Por outro lado, como a finalidade se identifica com a natureza dos seres (ou com a forma, princípio das atividades específicas), a inteligência ordenadora deverá ser concebida, ao mesmo tempo, como criadora

2.3. A inteligência infinita. — A inteligência a que conduz o argumento não pode ser senão a Inteligência divina. Com efeito, esta inteligência é necessariamente uma inteligência criadora, porque a ordem que ela produz, adaptando os meios aos fins, confunde-se com as naturezas. As naturezas são, portanto, obra sua e, já que criar é o privilégio do poder infinito, somos levados a concluir que a única inteligência que pode explicar a ordem do mundo é a Inteligência divina.

Vemos, assim, como é inoperante a objeção de Kant contra esta prova.
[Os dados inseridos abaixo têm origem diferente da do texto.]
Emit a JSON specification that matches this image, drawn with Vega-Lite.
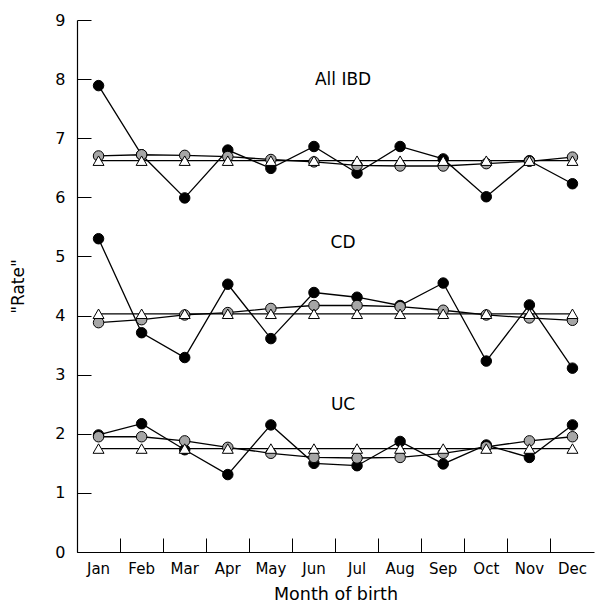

Kant julga que, não conduzindo a afirmar a existência de uma inteligência muito poderosa, mas não infinita (porque, diz ele, nem o mundo nem a ordem que ele encerra são infinitos), a prova pela finalidade imporia, a rigor, a ideia de um demiurgo ou de um arquiteto do mundo, mas não de um criador. — Mas é tomar o argumento sob o seu aspecto mais restrito. Em realidade, como acabamos de ver, ele leva muito mais longe, porque nos conduz a afirmar o primado de uma Inteligência que não pode ser ordenadora se não for, ao mesmo tempo, criadora. É, portanto, a existência de Deus que, por sua vez, estabelece o argumento da finalidade.